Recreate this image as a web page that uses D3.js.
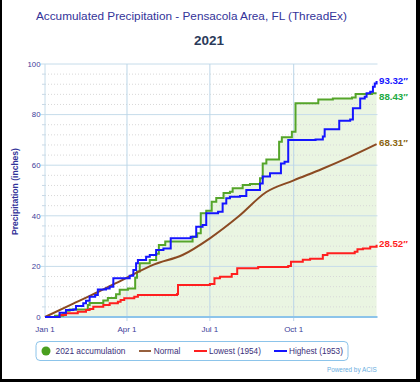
<!DOCTYPE html>
<html>
<head>
<meta charset="utf-8">
<script src="https://cdn.jsdelivr.net/npm/d3@7"></script>
<style>
  body { margin: 0; background: #fff; }
  svg { display: block; font-family: "Liberation Sans", Arial, sans-serif; }
</style>
</head>
<body>
<svg id="chart" width="420" height="382"></svg>
<script>
const svg = d3.select("#chart");

const width = 420;
const height = 382;

// day of year -> accumulated inches
const dayTicks = [0, 90, 181, 273];
const dayLabels = ["Jan 1", "Apr 1", "Jul 1", "Oct 1"];
const yTicks = [0, 20, 40, 60, 80, 100];

const obs2021 = [[0,0],[11,0.5],[20,1.5],[23,2.5],[27,3.0],[47,4.7],[49,5.5],[64,6.5],[69,7.5],
  [78,9.0],[82,10.8],[91,11.3],[99,15.5],[101,18],[104,21.2],[115,22.5],[122,25],[125,28.5],
  [132,29.8],[162,31.7],[167,33.1],[171,41],[177,42],[183,45.6],[188,47],[196,49],[203,49.5],
  [206,50.9],[217,52.2],[225,52.6],[236,54.8],[239,60.7],[243,62.3],[257,69.3],[260,71.0],
  [271,73.2],[275,84.5],[300,86.0],[316,86.4],[337,86.8],[341,88.1],[359,88.43],[364,88.43]];

const normal = [[0,0],[31,5.3],[59,10.0],[90,15.6],[120,20.8],[151,24.5],[181,31.1],[212,39.6],
  [243,49.4],[273,54.0],[304,58.5],[334,63.2],[364,68.31]];

const lowest = [[0,0],[16,0.8],[23,1.5],[36,2.1],[45,2.8],[49,3.2],[53,4.1],[64,4.7],[71,5.4],
  [80,6.0],[83,6.7],[87,7.4],[98,8.0],[102,8.7],[145,9.1],[146,12.6],[181,13.0],[186,15.3],
  [192,15.9],[205,17.0],[211,19.3],[234,19.8],[267,20.2],[270,21.8],[283,22.6],[291,23.0],
  [305,24.5],[310,25.2],[340,25.8],[343,26.8],[349,27.1],[357,27.8],[364,28.52]];

const highest = [[0,0],[16,1.7],[23,2.8],[31,3.0],[34,4.3],[42,5.4],[45,6.4],[49,8.0],[55,8.7],
  [58,10.9],[67,11.3],[71,12.0],[75,15.3],[93,16.3],[97,18.6],[100,21.2],[102,22.5],[111,23.8],
  [115,24.5],[122,26.5],[130,27.1],[138,31.1],[160,31.7],[166,35.7],[173,36.4],[177,41.0],
  [190,41.6],[195,44.9],[199,46.9],[203,47.5],[214,47.8],[221,50.2],[236,52.8],[239,55.5],
  [247,56.8],[259,60.7],[263,61.4],[267,70.0],[297,70.2],[305,71.3],[307,74.2],[323,77.6],
  [335,78.1],[338,82.5],[346,86.4],[351,87.1],[353,88.4],[357,89.0],[360,91.0],[362,92.3],[364,93.32]];

const endLabels = ["93.32\u2033", "88.43\u2033", "68.31\u2033", "28.52\u2033"];
const legendLabels = ["2021 accumulation", "Normal", "Lowest (1954)", "Highest (1953)"];

const x = d3.scaleLinear().domain([0, 365]).range([45, 377.5]);
const y = d3.scaleLinear().domain([0, 100]).range([317, 64]);

// shrink or grow a text to a given width
function fit(sel, w) {
  const size = +sel.attr("font-size");
  const len = sel.node().getComputedTextLength();
  sel.attr("font-size", size * w / len);
  return sel;
}

// frame
svg.append("rect").attr("x", 0).attr("y", 0).attr("width", 2).attr("height", height).attr("fill", "#000");
svg.append("rect").attr("x", 416).attr("y", 0).attr("width", 4).attr("height", height).attr("fill", "#000");
svg.append("rect").attr("x", 0).attr("y", 379).attr("width", width).attr("height", 3).attr("fill", "#000");

// titles
fit(svg.append("text").attr("x", 36).attr("y", 19.5)
  .attr("font-size", 12).attr("fill", "#333399")
  .text("Accumulated Precipitation - Pensacola Area, FL (ThreadEx)"), 311);
fit(svg.append("text").attr("x", 194).attr("y", 45)
  .attr("font-size", 13).attr("font-weight", "bold").attr("fill", "#2b3a5a")
  .text("2021"), 30);

// area under 2021
svg.append("path").datum(obs2021)
  .attr("fill", "#eaf5e2")
  .attr("d", d3.area().curve(d3.curveStepAfter).x(d => x(d[0])).y0(y(0)).y1(d => y(d[1])));

// minor grid
const minor = d3.range(0, 100, 4).filter(v => v % 20 !== 0);
svg.append("g").selectAll("line").data(minor).join("line")
  .attr("x1", 45).attr("x2", x(365)).attr("y1", d => y(d)).attr("y2", d => y(d))
  .attr("stroke", "#d8d8d8").attr("stroke-width", 1).attr("stroke-dasharray", "1,2");
svg.append("g").selectAll("line").data(minor).join("line")
  .attr("x1", 42).attr("x2", 45).attr("y1", d => y(d)).attr("y2", d => y(d))
  .attr("stroke", "#c8d8e6").attr("stroke-width", 1);

// major grid
svg.append("g").selectAll("line").data(yTicks.slice(1)).join("line")
  .attr("x1", 41).attr("x2", x(365)).attr("y1", d => y(d)).attr("y2", d => y(d))
  .attr("stroke", "#c6dcea").attr("stroke-width", 1);
svg.append("g").selectAll("line").data(dayTicks.slice(1)).join("line")
  .attr("x1", d => x(d)).attr("x2", d => x(d)).attr("y1", y(100)).attr("y2", y(0) + 4)
  .attr("stroke", "#bcd6e8").attr("stroke-width", 1);

// axes lines
svg.append("line").attr("x1", 45).attr("x2", 45).attr("y1", y(100)).attr("y2", y(0))
  .attr("stroke", "#c6dcea").attr("stroke-width", 1);
svg.append("line").attr("x1", 45).attr("x2", x(365)).attr("y1", y(0)).attr("y2", y(0))
  .attr("stroke", "#8cc4ea").attr("stroke-width", 2);

// tick labels
svg.append("g").selectAll("text").data(yTicks).join("text")
  .attr("x", 40.5).attr("y", d => y(d) + 2.7).attr("text-anchor", "end")
  .attr("font-size", 7.8).attr("fill", "#3d3d99").text(d => d);
svg.append("g").selectAll("text").data(dayTicks).join("text")
  .attr("x", d => x(d)).attr("y", 331.5).attr("text-anchor", "middle")
  .attr("font-size", 8).attr("fill", "#3d3d99").text((d, i) => dayLabels[i]);

fit(svg.append("text").attr("transform", "translate(17.5,191.5) rotate(-90)")
  .attr("text-anchor", "middle").attr("font-size", 8).attr("font-weight", "bold")
  .attr("fill", "#333399").text("Precipitation (inches)"), 87);

// series
const step = d3.line().curve(d3.curveStepAfter).x(d => x(d[0])).y(d => y(d[1]));
const smooth = d3.line().curve(d3.curveMonotoneX).x(d => x(d[0])).y(d => y(d[1]));

svg.append("path").datum(obs2021).attr("fill", "none").attr("stroke", "#55a52a").attr("stroke-width", 2).attr("d", step);
svg.append("path").datum(normal).attr("fill", "none").attr("stroke", "#8b4a22").attr("stroke-width", 2).attr("d", smooth);
svg.append("path").datum(lowest).attr("fill", "none").attr("stroke", "#ff1f1f").attr("stroke-width", 2).attr("d", step);
svg.append("path").datum(highest).attr("fill", "none").attr("stroke", "#1515ff").attr("stroke-width", 2).attr("d", step);

// end labels
const ends = [highest, obs2021, normal, lowest];
const endColors = ["#1515ff", "#22aa44", "#8b6410", "#ff1f1f"];
const endY = [80.5, 96, 142, 243];
svg.append("g").selectAll("text").data(ends).join("text")
  .attr("x", 379).attr("y", (d, i) => endY[i] + 3.5)
  .attr("font-size", 9.7).attr("font-weight", "bold")
  .attr("fill", (d, i) => endColors[i]).text((d, i) => endLabels[i]);

// legend
const lg = svg.append("g");
lg.append("rect").attr("x", 36).attr("y", 341.5).attr("width", 312).attr("height", 19)
  .attr("rx", 4).attr("fill", "#fff").attr("stroke", "#8cc4ea").attr("stroke-width", 1);
lg.append("circle").attr("cx", 46).attr("cy", 351).attr("r", 4.5).attr("fill", "#4a9f1f");
lg.append("line").attr("x1", 139).attr("x2", 151).attr("y1", 351).attr("y2", 351).attr("stroke", "#96603e").attr("stroke-width", 2);
lg.append("line").attr("x1", 194).attr("x2", 207).attr("y1", 351).attr("y2", 351).attr("stroke", "#ff1f1f").attr("stroke-width", 2);
lg.append("line").attr("x1", 274).attr("x2", 287).attr("y1", 351).attr("y2", 351).attr("stroke", "#1515ff").attr("stroke-width", 2);
const legX = [55.5, 153.7, 209, 289];
const legW = [70, 26.7, 52, 54];
legendLabels.forEach((t, i) => {
  fit(lg.append("text").attr("x", legX[i]).attr("y", 354).attr("font-size", 9)
    .attr("fill", "#3a2f7a").text(t), legW[i]);
});

fit(svg.append("text").attr("x", 327).attr("y", 371.5)
  .attr("font-size", 7).attr("fill", "#6aaee0").text("Powered by ACIS"), 50);
</script>
</body>
</html>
○ ○ ○ ○
PROBLEM REQUIREMENTS: Starting at the top of the listing above, please restate word for word each line up to and including the one that holds "const height = 382;", omitting every image.

WRITTEN REPLY:
Recreate this image as a web page that uses D3.js.
<!DOCTYPE html>
<html>
<head>
<meta charset="utf-8">
<script src="https://cdn.jsdelivr.net/npm/d3@7"></script>
<style>
  body { margin: 0; background: #fff; }
  svg { display: block; font-family: "Liberation Sans", Arial, sans-serif; }
</style>
</head>
<body>
<svg id="chart" width="420" height="382"></svg>
<script>
const svg = d3.select("#chart");

const width = 420;
const height = 382;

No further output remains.